Identify Major Learning Goals: The major learning goal is to instruct students about the importance of
providing effective praise in their perspective roles as managers of people in
organizations. When applied correctly, praise can be a very effective
motivational tool.
Target Student Population: This exercise is aimed at students in introductory management classes such as
Principles of Management, Organizational Behavior, or Human Resource Management
courses. It would also be of value in supervisory training and workforce
Prerequisite Knowledge or Skills: An introduction to the use of reward systems and specifically the application of

intrinsic versus extrinsic rewards (and internal vs. external locus of control)
would make the exercise more meaningful. In addition, an introduction to
motivation theories would be helpful.

Evaluation and Observation

Content Quality

Rating: 4.4 stars
Strengths: This module outlines the importance of praise as a motivational tool in the
workplace, and then provides students with an opportunity to apply what has been
learned.
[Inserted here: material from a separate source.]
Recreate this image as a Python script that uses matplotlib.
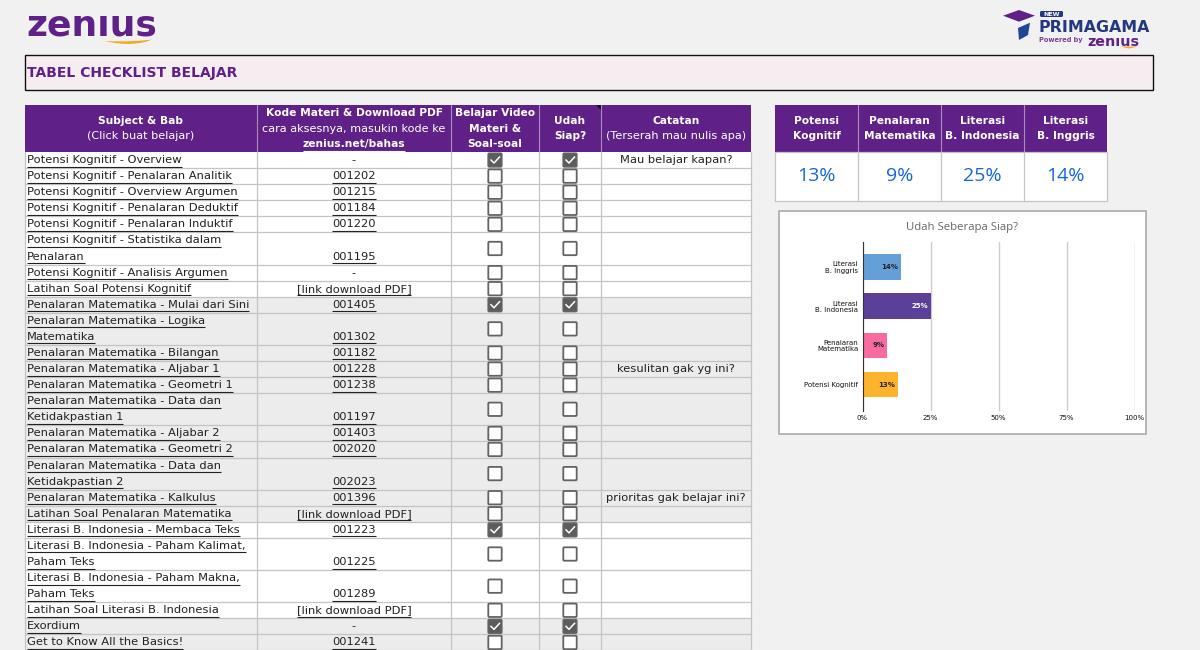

The information provides a good introduction to the topic of
motivation in general, and intrinsic motivators in particular. The site is well
presented and provides an effective medium for both learning and applying the
concepts. It brings to life the work of Kenneth Blanchard and Spencer Johnson
in an intreactive and experiental platform.
Concerns: The module could benefit from a more detailed presentation but works well as a
supplement to a lecture. It would be interesting to see more integration of
various motivation theories to support the importance of praise as an intrinsic
motivator in the workplace.

Potential Effectiveness as a Teaching Tool

Rating: 4.4 stars
Strengths: The main strengths of this module are the application exercises that allow the
students to practice applying the concepts that are introduced to them. There
are 4 practice questions ? 2 of which can be emailed to the instructor upon
completion for evaluation.
Concerns: While this would be a great homework assignment, it is not a self-contained
learning tool. Additional instruction about the appropriate use of praise by
the manager in the workplace is necessary. Also, the two exercises that require
the student to choose the "best praise statements" could benefit from more
detailed feedback. If the student chooses an incorrect response, he or she is
told to "try again". There is no information explaining why that response may
not be the best choice. Similarly, if the student chooses the correct answer,
no information appears explaining why that is the best choice.

Ease of Use for Both Students and Faculty

Rating: 5 stars
Strengths: The module is clear, easy to use, and allows for interaction with the
instructor. It further provides a forum to apply the material presented.
Concerns: None noted.

Other Issues and Comments: Simple yet effective resource to engage students in relationship of giving
praise and effective motivation.
Comments from Author: The author acknowledges the work of the Wisconsin Online Resource Center in preparing the module as a learning object.